Bless him, he has been trying to protect these dusky hours – but it couldn’t really be helped this week. The weekend and weeks ahead will be filled with more of the same, and I’m glad for it. A pastor who perches with the people is a pastor who knows the needs, longings, praises, and frailties of his faith-family. And that’s good. I remember Eugene Peterson saying so somewhere along the way.

And it all evens out somehow. I know. There are sweet perks to being a pastor’s wife, for sure. But here on this hump day eve I’m parched a smidge.

So I’m curled up in water so warm, with easy acoustic drifting, allowing my thoughts to do the same.

It’s crazy how creativity comes in rest, isn’t it? That part of the mind and spirit fires off fast when we slow.

Even if the Sabbaths are but moments long – take the tiny retreats. Sweet things will spurn up out of the stillness.

In case you’re wondering – I don’t type while I’m in the tub. I use pen and paper and then copy it over. And really, there is something even about this – the pen in hand, the paper going from blank to doodled, the process of penning something on papyrus, that makes the imagination fly in an interesting way. I’m grateful for screens, but sometimes a simple pad of paper just blesses a writer.

Even still, I’ve moved out of the liquid and am now punching keys at my dining/schooling/crafts/legos/art/writing table. A flame flickers here too, and I’m listening for the train choo my phone gives when the husband texts to tell me he is on his way. That, and the sound of his keys in the door lock – are happy tones to me.

I should really wrap up my store list for tomorrow’s early grocery run, blow out all the hot wax I have burning, start the blessed dish washer, and lay down for shuteye. Both my guy and I rise early now, well before dawn, to fit in all the fine things a day holds. So, making my way to slumber would be the smart thing.

But his absence keeps me stirring, and in the on position.

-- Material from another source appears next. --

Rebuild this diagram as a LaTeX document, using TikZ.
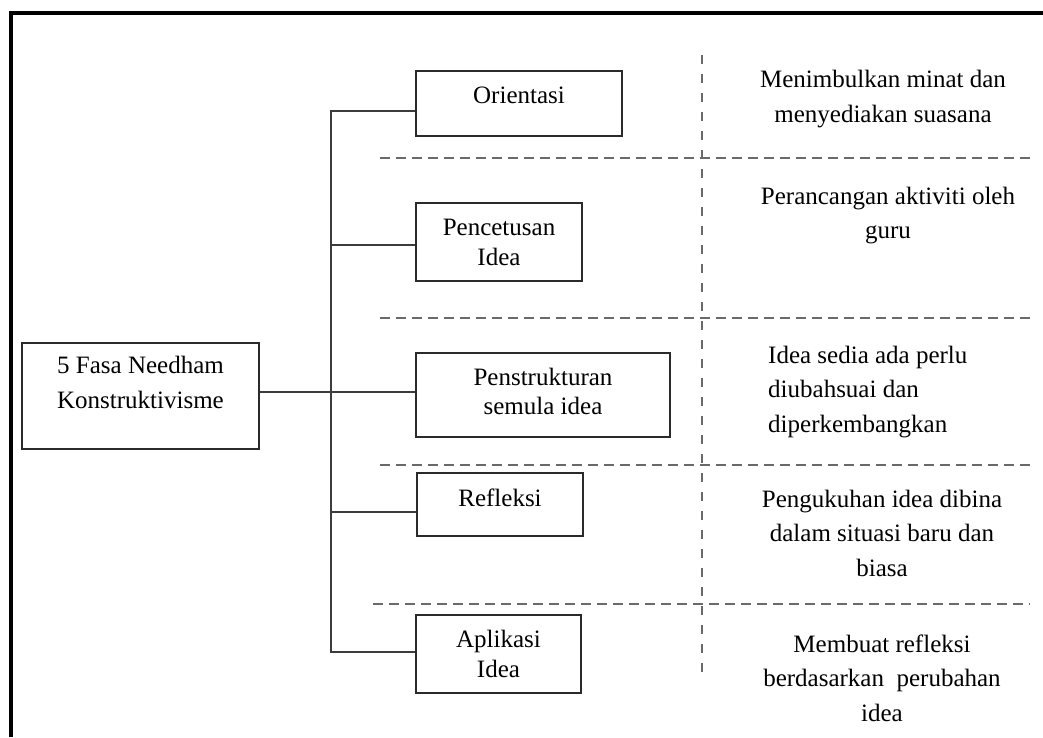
\documentclass[tikz,border=0pt]{standalone}
\usepackage{fontspec}
\setmainfont{Liberation Serif}
\definecolor{boxc}{HTML}{2A2A2A}
\definecolor{connc}{HTML}{3C3C3C}
\definecolor{dashc}{HTML}{6A6A6A}
\tikzset{
  box/.style={draw=boxc, line width=1.8pt, inner sep=0pt, fill=none},
  conn/.style={draw=connc, line width=1.8pt},
  hdash/.style={draw=dashc, line width=2.4pt, dash pattern=on 10pt off 6pt},
  vdash/.style={draw=dashc, line width=2pt, dash pattern=on 9pt off 10pt},
  btxt/.style={font=\fontsize{25}{29.5}\selectfont, inner sep=0pt, align=center},
  rtxt/.style={font=\fontsize{25}{34.5}\selectfont, inner sep=0pt, align=center},
  frame/.style={draw=black, line width=4pt}
}
\begin{document}
\begin{tikzpicture}[x=1pt,y=-1pt]
\useasboundingbox (0,0) rectangle (1043,737);
% frame (top and left)
\coordinate (f1) at (11,737);
\coordinate (f2) at (11,13);
\coordinate (f3) at (1043,13);
\draw[frame] (f1) -- (f2) -- (f3);

% boxes
\node[box, minimum width=237pt, minimum height=106pt] (root) at (140.5,396) {};
\node[btxt, font=\fontsize{25}{35}\selectfont] (rootT) at (140.5,382.5) {5 Fasa Needham\\Konstruktivisme};

\node[box, minimum width=206pt, minimum height=65pt] (ori) at (519,103.5) {};
\node[btxt] (oriT) at (519,95) {Orientasi};

\node[box, minimum width=166pt, minimum height=78pt] (pen) at (499,242) {};
\node[btxt] (penT) at (499,242.5) {Pencetusan\\Idea};

\node[box, minimum width=254pt, minimum height=84pt] (pens) at (543,395) {};
\node[btxt] (pensT) at (543,391.5) {Penstrukturan\\semula idea};

\node[box, minimum width=166pt, minimum height=63pt] (ref) at (500,504.5) {};
\node[btxt] (refT) at (500,498) {Refleksi};

\node[box, minimum width=165pt, minimum height=78pt] (apl) at (498.5,654) {};
\node[btxt] (aplT) at (498.5,654) {Aplikasi\\Idea};

% trunk and branches
\coordinate (b1) at (331,111);
\coordinate (b2) at (331,245);
\coordinate (b3) at (331,392);
\coordinate (b4) at (331,512);
\coordinate (b5) at (331,652);
\draw[conn] (ori.west |- b1) -- (b1) -- (b5) -- (apl.west |- b5);
\draw[conn] (b2) -- (pen.west |- b2);
\draw[conn] (root.east |- b3) -- (pens.west |- b3);
\draw[conn] (b4) -- (ref.west |- b4);

% dashed separators
\coordinate (d1a) at (380,158);  \coordinate (d1b) at (1030,158);
\coordinate (d2a) at (380,318);  \coordinate (d2b) at (1030,318);
\coordinate (d3a) at (380,465);  \coordinate (d3b) at (1030,465);
\coordinate (d4a) at (373,604);  \coordinate (d4b) at (1030,604);
\coordinate (va) at (702,55);    \coordinate (vb) at (702,677);
\draw[hdash] (d1a) -- (d1b);
\draw[hdash] (d2a) -- (d2b);
\draw[hdash] (d3a) -- (d3b);
\draw[hdash] (d4a) -- (d4b);
\draw[vdash] (va) -- (vb);

% right-hand descriptions
\node[rtxt] (t1) at (883,99) {Menimbulkan minat dan\\menyediakan suasana};
\node[rtxt] (t2) at (888,215.5) {Perancangan aktiviti oleh\\guru};
\node[rtxt, align=left, anchor=west] (t3) at (768,392) {Idea sedia ada perlu\\diubahsuai dan\\diperkembangkan};
\node[rtxt] (t4) at (882,533) {Pengukuhan idea dibina\\dalam situasi baru dan\\biasa};
\node[rtxt] (t5) at (882,678) {Membuat refleksi\\berdasarkan\ \ perubahan\\idea};
\end{tikzpicture}
\end{document}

I won’t rest fully until I find him here with me.

There is a roly polie habitat that is sitting to my right. It was made by my children from a recycled strawberry container. It’s reminding me that I have three spry blondes in there who will be expecting me to be up and at ’em when they are tomorrow.

Even though I might not fully doze off to dreaming before the husband arrives, I should at least bundle up under blankets with a book – to try and gear myself down into the right direction for the evening.

Find a day, an hour, a moment – to let your mind rest somehow during the tail end of this week here, friends. We only live harried for so long. At some point, we have to find the hush.